After corresponding with Crowley for roughly a year, Liedeke Rappe met her about three weeks ago. She wanted to know if Crowley wanted some ornaments she found in the silhouette of the schoolhouse, and the Ippisch daughter learned a plan was in the works for the Enchanted Holiday Village.
"That’s when I found out — which my mother would be thrilled about — that the schoolhouse has become a community hub, a gathering (place)," Rappe said. "And I think that’s just beautiful. It's become a social hub for the Ninemilers, and the Ninemile people were really good to my mom and Les, so it's just really fitting."
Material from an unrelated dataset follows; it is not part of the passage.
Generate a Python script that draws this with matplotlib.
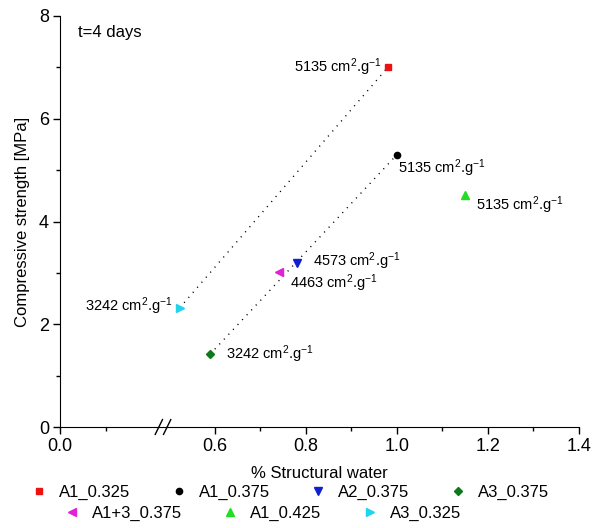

One day this month, different people dropped by to help with preparations, Crowley served the coffee hot and dark, and her father handed out homemade jerky to strangers. The home smelled of maple and spice, and it's taking on new life.
Crowley jokes that her spirit is fueled by a love of the Lord and a love of wine, but apparent in just a short time on the property is her love of people and community. 
"The neighbors pop in and don't knock. It's a community gathering spot, which I love. That's the spirit of it," Crowley said.
Said Rappe: "Now that it’s coming to life again, it's just fabulous."